WRITTEN PROBLEM:
Print the listing as it stands, omitting all images.

DATA EXCERPT:

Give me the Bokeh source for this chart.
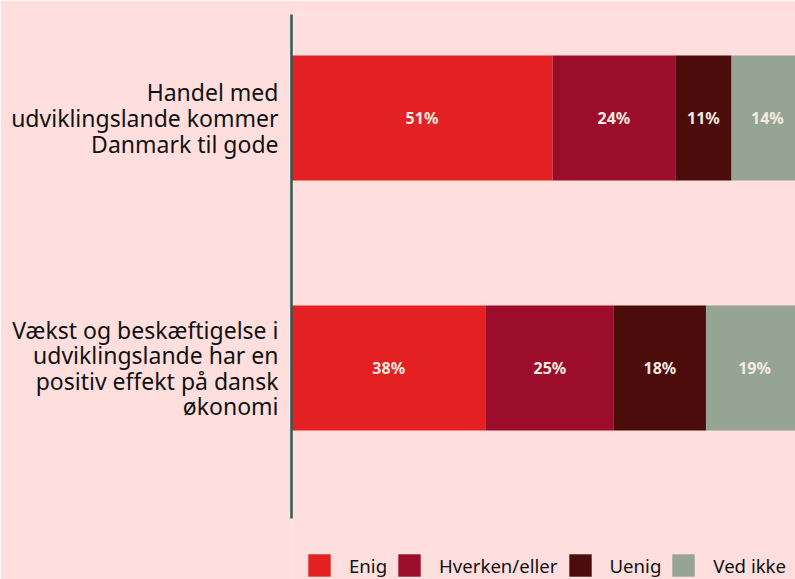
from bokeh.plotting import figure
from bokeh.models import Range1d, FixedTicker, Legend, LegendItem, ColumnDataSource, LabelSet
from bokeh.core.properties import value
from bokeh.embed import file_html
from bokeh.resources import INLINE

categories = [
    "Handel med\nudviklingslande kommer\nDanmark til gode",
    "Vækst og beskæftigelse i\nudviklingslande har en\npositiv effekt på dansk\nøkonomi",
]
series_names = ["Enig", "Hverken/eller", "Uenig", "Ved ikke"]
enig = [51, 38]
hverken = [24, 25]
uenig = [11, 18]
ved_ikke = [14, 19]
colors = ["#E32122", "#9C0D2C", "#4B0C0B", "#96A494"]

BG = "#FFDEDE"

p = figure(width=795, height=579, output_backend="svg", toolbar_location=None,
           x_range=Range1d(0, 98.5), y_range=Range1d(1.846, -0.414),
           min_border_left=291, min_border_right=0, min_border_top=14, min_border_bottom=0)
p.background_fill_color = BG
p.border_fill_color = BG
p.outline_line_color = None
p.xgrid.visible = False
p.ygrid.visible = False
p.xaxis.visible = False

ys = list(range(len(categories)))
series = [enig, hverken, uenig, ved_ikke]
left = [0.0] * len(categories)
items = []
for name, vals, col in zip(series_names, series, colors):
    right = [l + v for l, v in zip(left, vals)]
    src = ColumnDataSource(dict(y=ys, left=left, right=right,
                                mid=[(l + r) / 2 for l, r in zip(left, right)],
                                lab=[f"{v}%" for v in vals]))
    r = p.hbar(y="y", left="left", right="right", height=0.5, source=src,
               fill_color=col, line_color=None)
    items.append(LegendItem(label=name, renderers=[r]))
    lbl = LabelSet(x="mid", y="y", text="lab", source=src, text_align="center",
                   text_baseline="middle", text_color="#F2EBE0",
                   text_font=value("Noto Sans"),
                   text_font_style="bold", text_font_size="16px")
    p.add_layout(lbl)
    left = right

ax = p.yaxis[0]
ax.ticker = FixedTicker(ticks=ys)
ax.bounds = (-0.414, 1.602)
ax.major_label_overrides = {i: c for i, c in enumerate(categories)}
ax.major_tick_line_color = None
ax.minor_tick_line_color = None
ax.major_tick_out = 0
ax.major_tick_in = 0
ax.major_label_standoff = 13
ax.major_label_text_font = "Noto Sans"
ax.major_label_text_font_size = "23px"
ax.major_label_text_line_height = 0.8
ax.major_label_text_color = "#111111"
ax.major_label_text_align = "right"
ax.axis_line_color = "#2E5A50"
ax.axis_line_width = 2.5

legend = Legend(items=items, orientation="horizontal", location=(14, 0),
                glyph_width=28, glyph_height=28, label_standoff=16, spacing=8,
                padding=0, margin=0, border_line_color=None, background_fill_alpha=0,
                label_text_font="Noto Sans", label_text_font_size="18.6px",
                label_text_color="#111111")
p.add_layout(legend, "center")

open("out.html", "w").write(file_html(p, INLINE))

WRITTEN RESPONSE:
Give me the Bokeh source for this chart.
from bokeh.plotting import figure
from bokeh.models import Range1d, FixedTicker, Legend, LegendItem, ColumnDataSource, LabelSet
from bokeh.core.properties import value
from bokeh.embed import file_html
from bokeh.resources import INLINE

categories = [
    "Handel med\nudviklingslande kommer\nDanmark til gode",
    "Vækst og beskæftigelse i\nudviklingslande har en\npositiv effekt på dansk\nøkonomi",
]
series_names = ["Enig", "Hverken/eller", "Uenig", "Ved ikke"]
enig = [51, 38]
hverken = [24, 25]
uenig = [11, 18]
ved_ikke = [14, 19]
colors = ["#E32122", "#9C0D2C", "#4B0C0B", "#96A494"]

BG = "#FFDEDE"

p = figure(width=795, height=579, output_backend="svg", toolbar_location=None,
           x_range=Range1d(0, 98.5), y_range=Range1d(1.846, -0.414),
           min_border_left=291, min_border_right=0, min_border_top=14, min_border_bottom=0)
p.background_fill_color = BG
p.border_fill_color = BG
p.outline_line_color = None
p.xgrid.visible = False
p.ygrid.visible = False
p.xaxis.visible = False

ys = list(range(len(categories)))
series = [enig, hverken, uenig, ved_ikke]
left = [0.0] * len(categories)
items = []
for name, vals, col in zip(series_names, series, colors):
    right = [l + v for l, v in zip(left, vals)]
    src = ColumnDataSource(dict(y=ys, left=left, right=right,
                                mid=[(l + r) / 2 for l, r in zip(left, right)],
                                lab=[f"{v}%" for v in vals]))
    r = p.hbar(y="y", left="left", right="right", height=0.5, source=src,
               fill_color=col, line_color=None)
    items.append(LegendItem(label=name, renderers=[r]))
    lbl = LabelSet(x="mid", y="y", text="lab", source=src, text_align="center",
                   text_baseline="middle", text_color="#F2EBE0",
                   text_font=value("Noto Sans"),
                   text_font_style="bold", text_font_size="16px")
    p.add_layout(lbl)
    left = right

ax = p.yaxis[0]
ax.ticker = FixedTicker(ticks=ys)
ax.bounds = (-0.414, 1.602)
ax.major_label_overrides = {i: c for i, c in enumerate(categories)}
ax.major_tick_line_color = None
ax.minor_tick_line_color = None
ax.major_tick_out = 0
ax.major_tick_in = 0
ax.major_label_standoff = 13
ax.major_label_text_font = "Noto Sans"
ax.major_label_text_font_size = "23px"
ax.major_label_text_line_height = 0.8
ax.major_label_text_color = "#111111"
ax.major_label_text_align = "right"
ax.axis_line_color = "#2E5A50"
ax.axis_line_width = 2.5

legend = Legend(items=items, orientation="horizontal", location=(14, 0),
                glyph_width=28, glyph_height=28, label_standoff=16, spacing=8,
                padding=0, margin=0, border_line_color=None, background_fill_alpha=0,
                label_text_font="Noto Sans", label_text_font_size="18.6px",
                label_text_color="#111111")
p.add_layout(legend, "center")

open("out.html", "w").write(file_html(p, INLINE))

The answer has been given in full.